◆ Problem statement: Restate the data word for word and leave the images out.

◆ Task inputs:
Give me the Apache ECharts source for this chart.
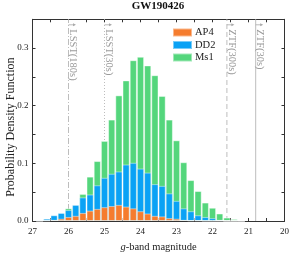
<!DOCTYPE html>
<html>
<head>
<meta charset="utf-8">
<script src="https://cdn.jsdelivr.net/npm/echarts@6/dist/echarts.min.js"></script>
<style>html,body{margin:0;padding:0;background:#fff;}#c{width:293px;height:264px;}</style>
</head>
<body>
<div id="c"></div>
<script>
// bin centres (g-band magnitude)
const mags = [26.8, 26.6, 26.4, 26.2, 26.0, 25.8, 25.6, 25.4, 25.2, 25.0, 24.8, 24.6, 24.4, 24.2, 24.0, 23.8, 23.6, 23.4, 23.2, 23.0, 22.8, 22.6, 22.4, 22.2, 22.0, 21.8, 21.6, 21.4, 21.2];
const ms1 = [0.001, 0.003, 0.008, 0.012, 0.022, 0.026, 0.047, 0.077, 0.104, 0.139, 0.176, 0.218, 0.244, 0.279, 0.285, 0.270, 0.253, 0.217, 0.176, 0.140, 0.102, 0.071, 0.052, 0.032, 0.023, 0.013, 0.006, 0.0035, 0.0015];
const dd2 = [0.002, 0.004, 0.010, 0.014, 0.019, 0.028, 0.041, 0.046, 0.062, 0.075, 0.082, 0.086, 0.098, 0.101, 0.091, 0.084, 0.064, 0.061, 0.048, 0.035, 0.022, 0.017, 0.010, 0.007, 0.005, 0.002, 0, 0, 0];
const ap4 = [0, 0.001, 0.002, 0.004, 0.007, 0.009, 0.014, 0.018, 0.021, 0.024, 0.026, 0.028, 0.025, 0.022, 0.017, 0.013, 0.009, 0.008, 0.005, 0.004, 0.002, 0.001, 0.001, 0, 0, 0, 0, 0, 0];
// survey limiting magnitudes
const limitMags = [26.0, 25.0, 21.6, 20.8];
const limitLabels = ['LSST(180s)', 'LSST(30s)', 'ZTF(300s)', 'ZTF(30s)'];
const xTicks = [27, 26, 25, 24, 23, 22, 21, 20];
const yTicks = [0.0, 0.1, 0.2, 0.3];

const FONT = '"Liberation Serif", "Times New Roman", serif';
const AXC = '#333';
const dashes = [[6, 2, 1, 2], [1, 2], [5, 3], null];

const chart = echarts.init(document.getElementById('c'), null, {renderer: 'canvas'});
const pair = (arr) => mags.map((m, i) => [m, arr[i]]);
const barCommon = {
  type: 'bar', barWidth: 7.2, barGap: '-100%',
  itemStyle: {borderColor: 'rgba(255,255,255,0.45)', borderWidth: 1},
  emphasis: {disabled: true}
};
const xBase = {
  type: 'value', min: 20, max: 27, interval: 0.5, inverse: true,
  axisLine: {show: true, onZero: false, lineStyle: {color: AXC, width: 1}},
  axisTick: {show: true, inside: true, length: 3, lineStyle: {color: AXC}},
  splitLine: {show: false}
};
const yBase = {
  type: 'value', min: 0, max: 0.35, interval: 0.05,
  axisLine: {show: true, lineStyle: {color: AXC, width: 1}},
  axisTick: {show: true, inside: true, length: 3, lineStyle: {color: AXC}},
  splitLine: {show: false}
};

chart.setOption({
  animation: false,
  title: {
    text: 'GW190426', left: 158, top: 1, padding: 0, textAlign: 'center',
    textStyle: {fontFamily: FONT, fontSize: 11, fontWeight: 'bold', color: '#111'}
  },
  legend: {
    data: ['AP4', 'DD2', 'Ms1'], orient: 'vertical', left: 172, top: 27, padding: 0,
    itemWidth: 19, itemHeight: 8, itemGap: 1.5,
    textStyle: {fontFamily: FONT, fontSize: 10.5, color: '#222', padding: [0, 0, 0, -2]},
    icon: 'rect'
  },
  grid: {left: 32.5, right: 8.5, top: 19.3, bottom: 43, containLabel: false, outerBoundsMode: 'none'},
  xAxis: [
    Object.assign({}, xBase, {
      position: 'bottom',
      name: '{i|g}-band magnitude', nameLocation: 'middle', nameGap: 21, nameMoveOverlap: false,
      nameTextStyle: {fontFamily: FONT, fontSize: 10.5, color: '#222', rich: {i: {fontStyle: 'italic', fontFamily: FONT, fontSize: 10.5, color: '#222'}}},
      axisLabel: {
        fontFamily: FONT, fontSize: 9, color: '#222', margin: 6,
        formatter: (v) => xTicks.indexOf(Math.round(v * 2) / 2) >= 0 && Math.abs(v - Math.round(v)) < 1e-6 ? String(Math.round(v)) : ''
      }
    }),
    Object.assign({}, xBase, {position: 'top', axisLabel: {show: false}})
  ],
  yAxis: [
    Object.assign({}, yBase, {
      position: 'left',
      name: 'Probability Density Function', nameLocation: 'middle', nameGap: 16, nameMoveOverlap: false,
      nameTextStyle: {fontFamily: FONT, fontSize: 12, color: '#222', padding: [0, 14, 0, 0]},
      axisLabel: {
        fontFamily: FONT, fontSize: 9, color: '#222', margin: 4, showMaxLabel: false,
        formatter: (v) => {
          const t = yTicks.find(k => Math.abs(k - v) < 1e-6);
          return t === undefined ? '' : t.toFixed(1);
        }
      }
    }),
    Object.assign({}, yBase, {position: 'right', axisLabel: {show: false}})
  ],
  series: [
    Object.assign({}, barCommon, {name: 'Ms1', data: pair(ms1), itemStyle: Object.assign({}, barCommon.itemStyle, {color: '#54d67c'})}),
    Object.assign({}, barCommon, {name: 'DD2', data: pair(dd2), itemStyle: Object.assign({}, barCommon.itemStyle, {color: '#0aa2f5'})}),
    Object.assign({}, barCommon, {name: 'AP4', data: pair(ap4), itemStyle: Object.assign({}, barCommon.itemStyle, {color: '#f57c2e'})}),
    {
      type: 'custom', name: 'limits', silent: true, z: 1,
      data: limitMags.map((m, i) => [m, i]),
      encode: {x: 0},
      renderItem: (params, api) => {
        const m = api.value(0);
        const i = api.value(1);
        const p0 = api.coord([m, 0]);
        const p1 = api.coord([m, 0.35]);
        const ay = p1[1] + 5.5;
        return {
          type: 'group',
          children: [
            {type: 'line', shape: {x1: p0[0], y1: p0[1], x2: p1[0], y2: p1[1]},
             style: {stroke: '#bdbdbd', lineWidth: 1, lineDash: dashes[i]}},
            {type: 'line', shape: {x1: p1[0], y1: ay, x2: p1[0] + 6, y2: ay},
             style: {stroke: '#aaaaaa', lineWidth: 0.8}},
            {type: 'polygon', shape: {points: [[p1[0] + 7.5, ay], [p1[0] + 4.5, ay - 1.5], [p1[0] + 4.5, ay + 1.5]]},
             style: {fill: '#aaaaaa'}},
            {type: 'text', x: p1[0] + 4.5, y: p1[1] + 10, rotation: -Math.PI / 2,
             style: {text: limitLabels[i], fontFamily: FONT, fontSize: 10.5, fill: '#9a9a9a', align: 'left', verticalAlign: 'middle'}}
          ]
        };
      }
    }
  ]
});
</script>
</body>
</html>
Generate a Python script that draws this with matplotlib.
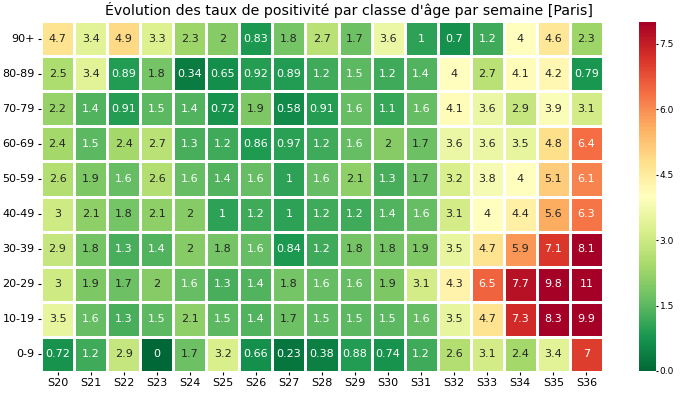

◆ Response for this exercise:
Give me the Apache ECharts source for this chart.
<!DOCTYPE html>
<html>
<head>
<meta charset="utf-8">
<script src="https://cdn.jsdelivr.net/npm/echarts@6/dist/echarts.min.js"></script>
<style>html,body{margin:0;padding:0;background:#fff;}#c{width:293px;height:264px;}</style>
</head>
<body>
<div id="c"></div>
<script>
// bin centres (g-band magnitude)
const mags = [26.8, 26.6, 26.4, 26.2, 26.0, 25.8, 25.6, 25.4, 25.2, 25.0, 24.8, 24.6, 24.4, 24.2, 24.0, 23.8, 23.6, 23.4, 23.2, 23.0, 22.8, 22.6, 22.4, 22.2, 22.0, 21.8, 21.6, 21.4, 21.2];
const ms1 = [0.001, 0.003, 0.008, 0.012, 0.022, 0.026, 0.047, 0.077, 0.104, 0.139, 0.176, 0.218, 0.244, 0.279, 0.285, 0.270, 0.253, 0.217, 0.176, 0.140, 0.102, 0.071, 0.052, 0.032, 0.023, 0.013, 0.006, 0.0035, 0.0015];
const dd2 = [0.002, 0.004, 0.010, 0.014, 0.019, 0.028, 0.041, 0.046, 0.062, 0.075, 0.082, 0.086, 0.098, 0.101, 0.091, 0.084, 0.064, 0.061, 0.048, 0.035, 0.022, 0.017, 0.010, 0.007, 0.005, 0.002, 0, 0, 0];
const ap4 = [0, 0.001, 0.002, 0.004, 0.007, 0.009, 0.014, 0.018, 0.021, 0.024, 0.026, 0.028, 0.025, 0.022, 0.017, 0.013, 0.009, 0.008, 0.005, 0.004, 0.002, 0.001, 0.001, 0, 0, 0, 0, 0, 0];
// survey limiting magnitudes
const limitMags = [26.0, 25.0, 21.6, 20.8];
const limitLabels = ['LSST(180s)', 'LSST(30s)', 'ZTF(300s)', 'ZTF(30s)'];
const xTicks = [27, 26, 25, 24, 23, 22, 21, 20];
const yTicks = [0.0, 0.1, 0.2, 0.3];

const FONT = '"Liberation Serif", "Times New Roman", serif';
const AXC = '#333';
const dashes = [[6, 2, 1, 2], [1, 2], [5, 3], null];

const chart = echarts.init(document.getElementById('c'), null, {renderer: 'canvas'});
const pair = (arr) => mags.map((m, i) => [m, arr[i]]);
const barCommon = {
  type: 'bar', barWidth: 7.2, barGap: '-100%',
  itemStyle: {borderColor: 'rgba(255,255,255,0.45)', borderWidth: 1},
  emphasis: {disabled: true}
};
const xBase = {
  type: 'value', min: 20, max: 27, interval: 0.5, inverse: true,
  axisLine: {show: true, onZero: false, lineStyle: {color: AXC, width: 1}},
  axisTick: {show: true, inside: true, length: 3, lineStyle: {color: AXC}},
  splitLine: {show: false}
};
const yBase = {
  type: 'value', min: 0, max: 0.35, interval: 0.05,
  axisLine: {show: true, lineStyle: {color: AXC, width: 1}},
  axisTick: {show: true, inside: true, length: 3, lineStyle: {color: AXC}},
  splitLine: {show: false}
};

chart.setOption({
  animation: false,
  title: {
    text: 'GW190426', left: 158, top: 1, padding: 0, textAlign: 'center',
    textStyle: {fontFamily: FONT, fontSize: 11, fontWeight: 'bold', color: '#111'}
  },
  legend: {
    data: ['AP4', 'DD2', 'Ms1'], orient: 'vertical', left: 172, top: 27, padding: 0,
    itemWidth: 19, itemHeight: 8, itemGap: 1.5,
    textStyle: {fontFamily: FONT, fontSize: 10.5, color: '#222', padding: [0, 0, 0, -2]},
    icon: 'rect'
  },
  grid: {left: 32.5, right: 8.5, top: 19.3, bottom: 43, containLabel: false, outerBoundsMode: 'none'},
  xAxis: [
    Object.assign({}, xBase, {
      position: 'bottom',
      name: '{i|g}-band magnitude', nameLocation: 'middle', nameGap: 21, nameMoveOverlap: false,
      nameTextStyle: {fontFamily: FONT, fontSize: 10.5, color: '#222', rich: {i: {fontStyle: 'italic', fontFamily: FONT, fontSize: 10.5, color: '#222'}}},
      axisLabel: {
        fontFamily: FONT, fontSize: 9, color: '#222', margin: 6,
        formatter: (v) => xTicks.indexOf(Math.round(v * 2) / 2) >= 0 && Math.abs(v - Math.round(v)) < 1e-6 ? String(Math.round(v)) : ''
      }
    }),
    Object.assign({}, xBase, {position: 'top', axisLabel: {show: false}})
  ],
  yAxis: [
    Object.assign({}, yBase, {
      position: 'left',
      name: 'Probability Density Function', nameLocation: 'middle', nameGap: 16, nameMoveOverlap: false,
      nameTextStyle: {fontFamily: FONT, fontSize: 12, color: '#222', padding: [0, 14, 0, 0]},
      axisLabel: {
        fontFamily: FONT, fontSize: 9, color: '#222', margin: 4, showMaxLabel: false,
        formatter: (v) => {
          const t = yTicks.find(k => Math.abs(k - v) < 1e-6);
          return t === undefined ? '' : t.toFixed(1);
        }
      }
    }),
    Object.assign({}, yBase, {position: 'right', axisLabel: {show: false}})
  ],
  series: [
    Object.assign({}, barCommon, {name: 'Ms1', data: pair(ms1), itemStyle: Object.assign({}, barCommon.itemStyle, {color: '#54d67c'})}),
    Object.assign({}, barCommon, {name: 'DD2', data: pair(dd2), itemStyle: Object.assign({}, barCommon.itemStyle, {color: '#0aa2f5'})}),
    Object.assign({}, barCommon, {name: 'AP4', data: pair(ap4), itemStyle: Object.assign({}, barCommon.itemStyle, {color: '#f57c2e'})}),
    {
      type: 'custom', name: 'limits', silent: true, z: 1,
      data: limitMags.map((m, i) => [m, i]),
      encode: {x: 0},
      renderItem: (params, api) => {
        const m = api.value(0);
        const i = api.value(1);
        const p0 = api.coord([m, 0]);
        const p1 = api.coord([m, 0.35]);
        const ay = p1[1] + 5.5;
        return {
          type: 'group',
          children: [
            {type: 'line', shape: {x1: p0[0], y1: p0[1], x2: p1[0], y2: p1[1]},
             style: {stroke: '#bdbdbd', lineWidth: 1, lineDash: dashes[i]}},
            {type: 'line', shape: {x1: p1[0], y1: ay, x2: p1[0] + 6, y2: ay},
             style: {stroke: '#aaaaaa', lineWidth: 0.8}},
            {type: 'polygon', shape: {points: [[p1[0] + 7.5, ay], [p1[0] + 4.5, ay - 1.5], [p1[0] + 4.5, ay + 1.5]]},
             style: {fill: '#aaaaaa'}},
            {type: 'text', x: p1[0] + 4.5, y: p1[1] + 10, rotation: -Math.PI / 2,
             style: {text: limitLabels[i], fontFamily: FONT, fontSize: 10.5, fill: '#9a9a9a', align: 'left', verticalAlign: 'middle'}}
          ]
        };
      }
    }
  ]
});
</script>
</body>
</html>
Generate a Python script that draws this with matplotlib.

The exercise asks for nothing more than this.